I think I've made progress. The anxiety doesn't happen as often, although it still does happen. But even when it does I can quite often distract myself, not always but often. Things that happen between us don't turn into a big rupture, atleast not in the same way.
I talked to her today, she's says more than I have in the past. She's smart, she remembers most things I've told her, even things I've forgotten. I think it helped, or I guess I'm hopeful that it will even though I feel like I'm still in a daze.
I couldn't tell her about the dream I had about her last night, and there is some guilty pleasure in reliving the dream, but too embarrassing to tell her. I'm confident that she would be fine with it and see it for what it really was, but I still couldn't get those words out. Not even sure I wanted to.

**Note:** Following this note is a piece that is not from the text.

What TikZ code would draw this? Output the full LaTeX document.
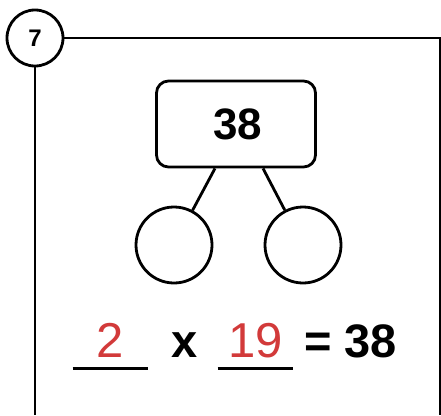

We did talk about longing, and maternal feelings, and me being lost in my thoughts. I told her how I often go for drives. Partly because I'm still learning the lay of the land up here and it's so damn beautiful, the mountains and the lakes. But then I also like indulging in my thoughts, and it's my time all alone.
We briefly touched on my being jealous of her family and friends and me keeping her on a pedestal. But it was late and we were out of time.
I just don't know where or how she fits into my life. Maybe it's even an 'if' she fits, cause maybe she's not supposed to. I hope that's not true.
I really want/need to keep delving into this more, I hope she holds me to it. She usually does a pretty good job of knowing when to push or not.